Figure 7 provides a comprehensive visualization of all the different experimental scenarios that were tested using the different ML models trained with a dataset containing only 50 records as an EP model.
Figure 7 presents a set of three graphical representations that illustrate the predictive performance of the different LSTM architectures tested in this study. The first graph, on top, corresponds to the model that demonstrated the best overall performance, which is composed of two LSTM layers. This architecture outperformed the other configurations in terms of accuracy and predictive capability, as evidenced by the evaluation metrics reported in
Table 5. The superior performance of this model suggests that a simpler structure with two layers is sufficient to capture the underlying patterns of battery degradation effectively. The second and third graphs in
Figure 7 correspond to the results obtained from models with three and four LSTM layers, respectively. However, the results indicate that while these deeper architectures were able to learn from the training data, they did not surpass the accuracy achieved by the two-layer model. The comparative analysis presented in
Figure 7 highlights the importance of selecting an optimal model architecture and hyperparameters that balance complexity and the generalization capability, ensuring that the predictive model remains both accurate and efficient for battery SOH estimation.

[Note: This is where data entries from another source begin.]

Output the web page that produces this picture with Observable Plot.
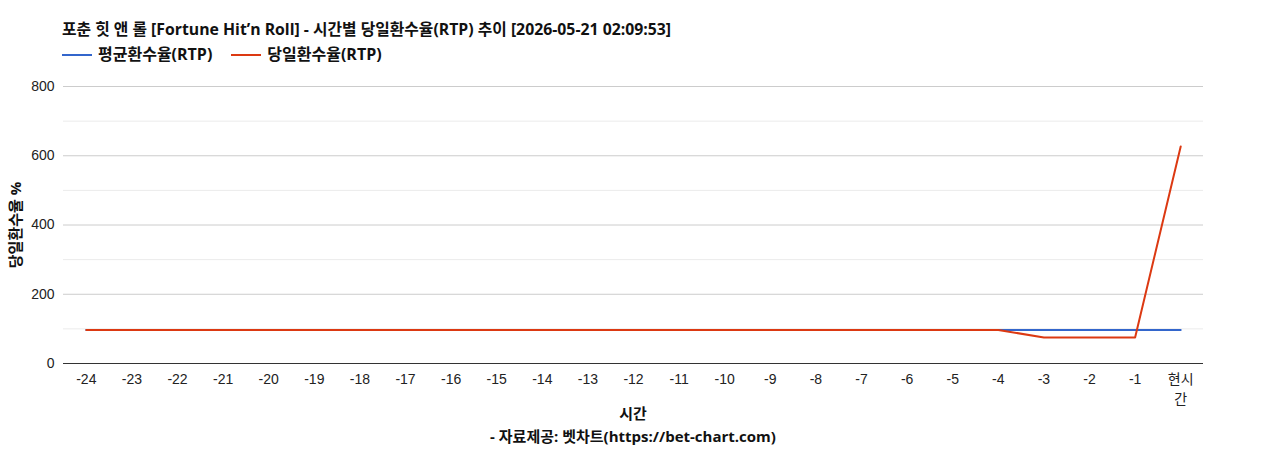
<!DOCTYPE html>
<html>
<head>
<meta charset="utf-8">
<script src="https://cdn.jsdelivr.net/npm/d3@7"></script>
<script src="https://cdn.jsdelivr.net/npm/@observablehq/plot@0.6"></script>
<style>
  html, body { margin: 0; padding: 0; background: #fff; }
  #wrap { position: relative; width: 1268px; height: 450px; overflow: hidden; font-family: Arial, "Liberation Sans", "Noto Sans CJK KR", sans-serif; color: #222; }
  .bt { font-family: "Open Sans", "Noto Sans CJK KR", sans-serif; font-weight: bold; font-size: 15px; color: #111; white-space: nowrap; position: absolute; line-height: 1.2; }
  #title { left: 62px; top: 20px; font-size: 15.8px; }
  #legend { left: 62px; top: 45px; display: flex; gap: 19px; font-size: 16px; }
  .li { display: flex; align-items: center; gap: 6px; }
  .sw { display: inline-block; width: 30px; height: 2px; }
  #chart { position: absolute; left: 0; top: 70px; }
  #ytitle { left: 15px; top: 225px; transform: translate(-50%, -50%) rotate(-90deg); }
  #xtitle { left: 633px; top: 404px; transform: translateX(-50%); }
  #caption { left: 633px; top: 427px; transform: translateX(-50%); }
</style>
</head>
<body>
<div id="wrap">
  <div id="chart"></div>
  <div id="title" class="bt"></div>
  <div id="legend" class="bt"></div>
  <div id="ytitle" class="bt"></div>
  <div id="xtitle" class="bt"></div>
  <div id="caption" class="bt"></div>
</div>
<script>
const titleText = "포춘 힛 앤 롤 [Fortune Hit’n Roll] - 시간별 당일환수율(RTP) 추이 [2026-05-21 02:09:53]";
const yTitle = "당일환수율 %";
const xTitle = "시간";
const captionText = "- 자료제공: 벳차트(https://bet-chart.com)";

const hours = ["-24","-23","-22","-21","-20","-19","-18","-17","-16","-15","-14","-13","-12","-11","-10","-9","-8","-7","-6","-5","-4","-3","-2","-1","현시간"];
const avgRTP = [97,97,97,97,97,97,97,97,97,97,97,97,97,97,97,97,97,97,97,97,97,97,97,97,97];
const dayRTP = [97,97,97,97,97,97,97,97,97,97,97,97,97,97,97,97,97,97,97,97,97,75,75,75,627];
const seriesNames = ["평균환수율(RTP)", "당일환수율(RTP)"];
const seriesColors = ["#3366cc", "#dc3912"];
const yTicks = [0, 200, 400, 600, 800];
const yMinor = [100, 300, 500, 700];

document.getElementById("title").textContent = titleText;
document.getElementById("ytitle").textContent = yTitle;
document.getElementById("xtitle").textContent = xTitle;
document.getElementById("caption").textContent = captionText;
const legend = document.getElementById("legend");
seriesNames.forEach((n, i) => {
  const d = document.createElement("div");
  d.className = "li";
  d.innerHTML = `<span class="sw" style="background:${seriesColors[i]}"></span><span></span>`;
  d.lastChild.textContent = n;
  legend.appendChild(d);
});

const avgData = hours.map((h, i) => ({h, v: avgRTP[i]}));
const dayData = hours.map((h, i) => ({h, v: dayRTP[i]}));

const chart = Plot.plot({
  width: 1268,
  height: 345,
  marginLeft: 63,
  marginRight: 65,
  marginTop: 16,
  marginBottom: 52,
  style: {fontFamily: "Arial, 'Liberation Sans', 'Noto Sans CJK KR', sans-serif", fontSize: "14px", color: "#222", background: "transparent"},
  x: {type: "point", domain: hours, padding: 0.5, round: false},
  y: {domain: [0, 800]},
  marks: [
    Plot.ruleY(yMinor, {stroke: "#ebebeb", strokeWidth: 1, strokeOpacity: 1}),
    Plot.ruleY(yTicks.filter(t => t > 0), {stroke: "#cccccc", strokeWidth: 1, strokeOpacity: 1}),
    Plot.axisY({ticks: yTicks, tickSize: 0, tickPadding: 9, label: null, fontSize: 14}),
    Plot.axisX({tickSize: 0, tickPadding: 7, label: null, fontSize: 14, lineHeight: 1.4,
      tickFormat: d => d === "현시간" ? "현시\n간" : d}),
    Plot.ruleY([0], {stroke: "#333", strokeWidth: 1}),
    Plot.line(avgData, {x: "h", y: "v", stroke: seriesColors[0], strokeWidth: 2}),
    Plot.line(dayData, {x: "h", y: "v", stroke: seriesColors[1], strokeWidth: 2})
  ]
});
document.getElementById("chart").appendChild(chart);
</script>
</body>
</html>
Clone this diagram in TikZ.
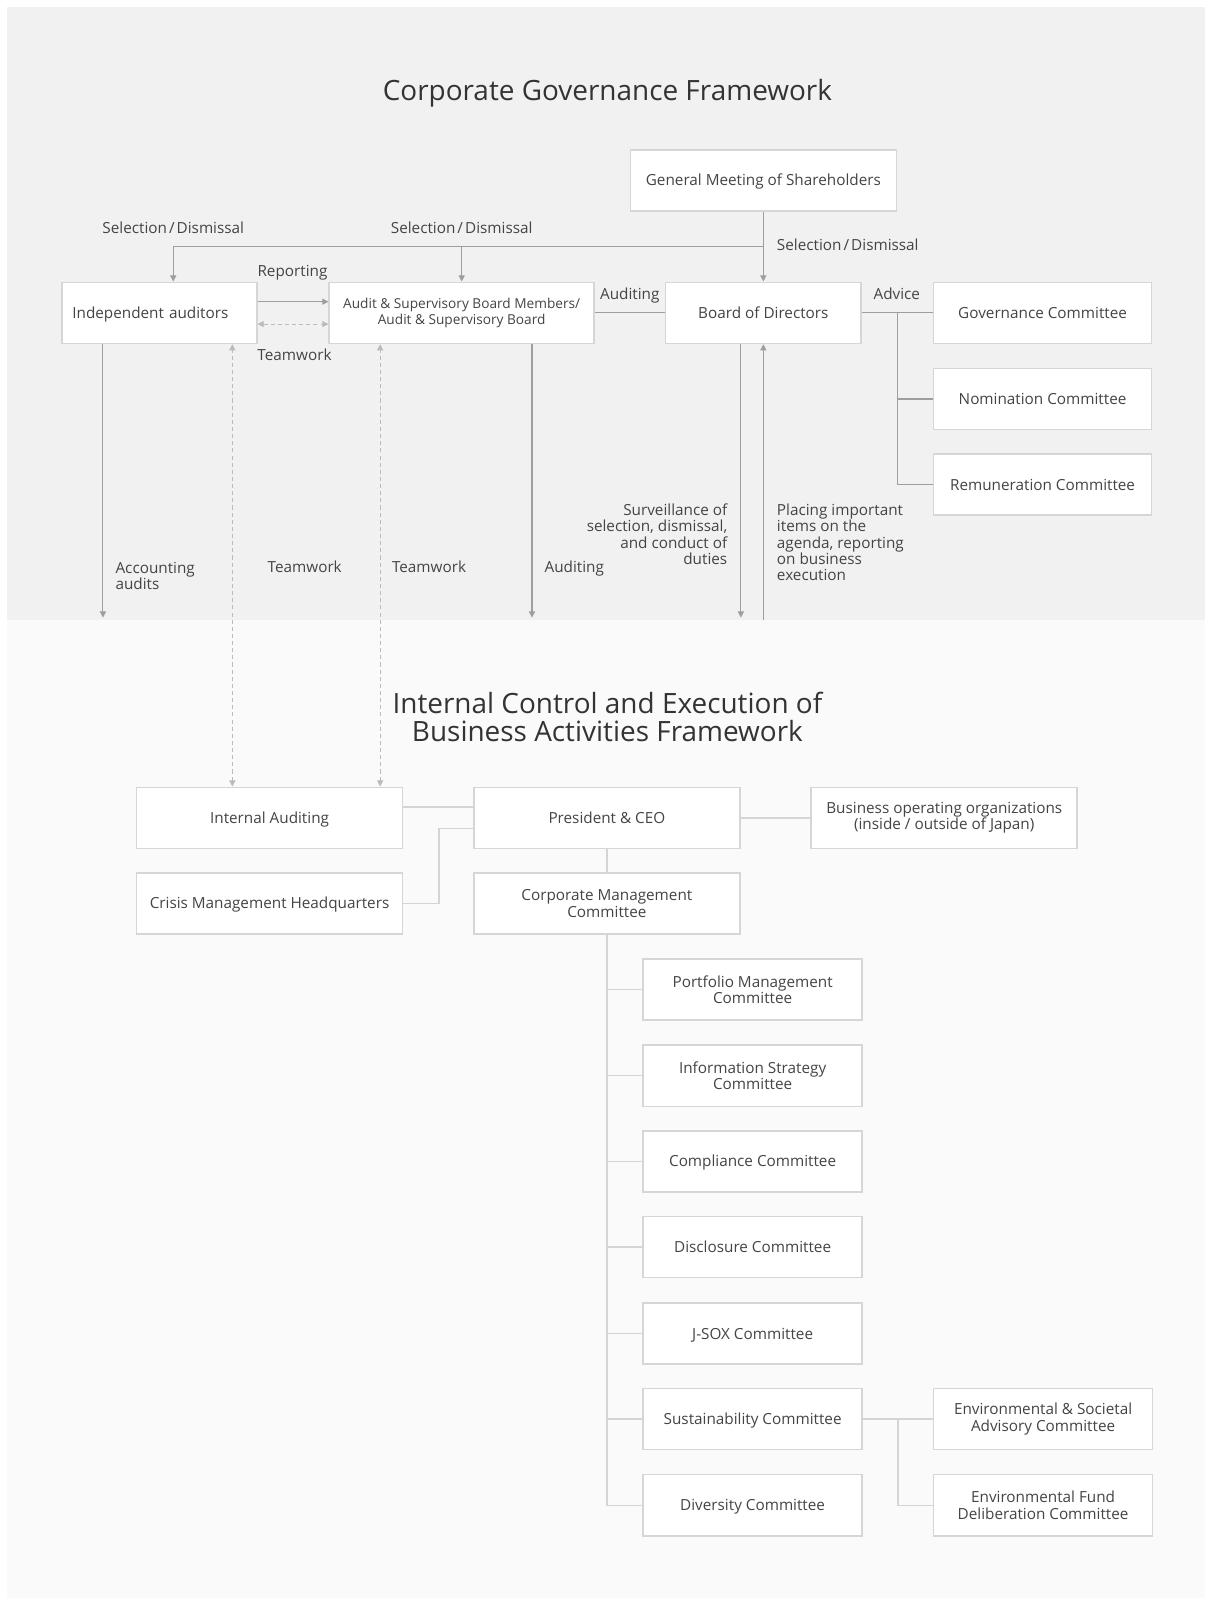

Table 6 presents the results obtained from the models trained using a dataset consisting of 80 records MLP, allowing for a more extensive learning process compared with the previous scenario with 50 training samples EP. The table provides a detailed comparison of the predictive performance of each tested architecture, highlighting key evaluation metrics that assess the accuracy and reliability of the SOH estimation. The inclusion of multiple architectures in the evaluation ensures a comprehensive understanding of the relationship between the number of layers, the network depth, and the overall model performance. Furthermore, the results contribute to determining the most effective model configuration for battery degradation forecasting.
Table 6 provides a clear comparison of the performance between the SEM and RDT training scenarios, demonstrating that the models trained with the SEM consistently achieve significantly better results. In this case, the most complex model, consisting of four LSTM layers, yields the lowest MSE and RMSE, indicating superior predictive accuracy and robustness in battery SOH estimation.
Figure 8 provides a detailed visualization of the different experimental scenarios analyzed, serving as a complement to
Table 6 by graphically representing the results. It illustrates the performance of different ML models trained with a dataset consisting of 80 records within the MLP operating scenario.
Figure 8 presents three different graphs that illustrate the performance of different ML models tested under the MLP scenario. The first graph, on top, corresponds to the model composed of four LSTM layers (complex), which demonstrated the best overall performance according to the evaluation metrics presented in
Table 6. This model exhibited the lowest MSE and RMSE, indicating its superior ability to accurately predict the SOH of the battery. The second and third graphs, located on the left and right sides of the figure, respectively, display the results obtained from models utilizing two and three LSTM layers.
Table 7 presents the results obtained for the various architectural models trained under the AP operating scenario, which was made using a dataset consisting of 110 records.
Table 7 presents a comprehensive comparison of the performance between the SEM and RDT training scenarios, highlighting that models trained using the SEM approach consistently achieve superior results. Notably, in this case, the simplest model, composed of two LSTM layers, demonstrates the best metrics, indicating enhanced predictive accuracy and robustness in estimating the SOH of the battery. To further illustrate these findings,
Figure 9 provides a detailed graphical representation of the different experimental scenarios analyzed. This figure serves as a visual complement to
Table 7, offering an intuitive depiction of the performance of various LSTM architecture models trained with a dataset containing 110 records within the AP operating scenario.
Figure 9 displays three graphs depicting the performance of the different models evaluated under the AP scenario. The top graph represents the model with two LSTM layers, which achieved the best performance based on the evaluation metrics in
Table 7. The graphs on the left and right illustrate the results obtained from models with three and four LSTM layers, respectively, providing a comparative view of their performance in estimating the state of health of the battery.
Figure 10 presents a comparative visualization of the best-performing models from each operational scenario. The EP scenario is displayed at the top, followed by the MLP scenario in the middle, and the AP scenario at the bottom. Across all scenarios, models trained using the SEM consistently outperform those trained with RDT, demonstrating superior predictive accuracy and stability. When considering only the evaluation metrics, the AP scenario, trained with the largest dataset of 110 records to predict approximately 60 future cycles, exhibits the most accurate performance. However, the MLP scenario, trained with only 80 records, also demonstrates highly reliable predictive behavior. In this scenario, it is important to highlight that the model trained with raw experimental data exhibited suboptimal performance. This outcome may be attributed to several factors, including the presence of higher noise levels in the data acquisition process, as it is derived from real-world conditions. Additionally, unaccounted variability within the dataset, such as fluctuations caused by environmental conditions, diverse operational scenarios, or inconsistencies in battery manufacturing, could further impact the model’s ability to generalize effectively. Additionally, the EP scenario, which corresponds to approximately 30 percent of the battery’s lifespan, provides a strong SOH prediction, highlighting the robustness of the proposed approach across different training conditions. As expected, the performance of the EP scenario, which was trained with 50 records, is weaker compared with the MLP and AP scenarios. The reduced amount of training data likely constrained the model’s ability to capture the underlying degradation patterns effectively, leading to higher MSE and RMSE values.